Abstract Background Flammulina velutipes has been recognized as a useful basidiomycete with nutritional and medicinal values. Ergosterol, one of the main sterols of F. velutipes is an important precursor of novel anticancer and anti-HIV drugs. Therefore, many studies have focused on the biosynthesis of ergosterol and have attempted to upregulate its content in multiple organisms. Great progress has been made in understanding the regulation of ergosterol biosynthesis in Saccharomyces cerevisiae. However, this molecular mechanism in F. velutipes remains largely uncharacterized. Results In this study, nine cDNA libraries, prepared from mycelia, young fruiting bodies and mature fruiting bodies of F. velutipes (three replicate sets for each stage), were sequenced using the Illumina HiSeq™ 4000 platform, resulting in at least 6.63 Gb of clean reads from each library. We studied the changes in genes and metabolites in the ergosterol biosynthesis pathway of F. velutipes during the development of fruiting bodies.
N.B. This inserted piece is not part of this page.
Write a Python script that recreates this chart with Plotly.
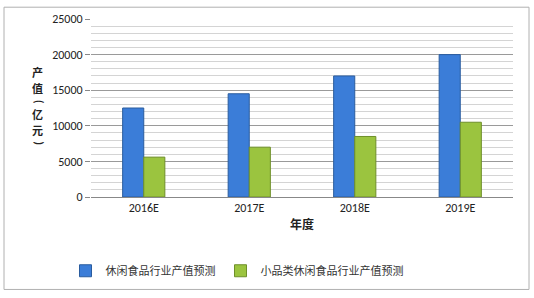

A total of 13 genes (6 upregulated and 7 downregulated) were differentially expressed during the development from mycelia to young fruiting bodies (T1), while only 1 gene (1 downregulated) was differentially expressed during the development from young fruiting bodies to mature fruiting bodies (T2). A total of 7 metabolites (3 increased and 4 reduced) were found to have changed in content during T1, and 4 metabolites (4 increased) were found to be different during T2. A conjoint analysis of the genome-wide connection network revealed that the metabolites that were more likely to be regulated were primarily in the post-squalene pathway. Conclusions This study provides useful information for understanding the regulation of ergosterol biosynthesis and the regulatory relationship between metabolites and genes in the ergosterol biosynthesis pathway during the development of fruiting bodies in F. velutipes.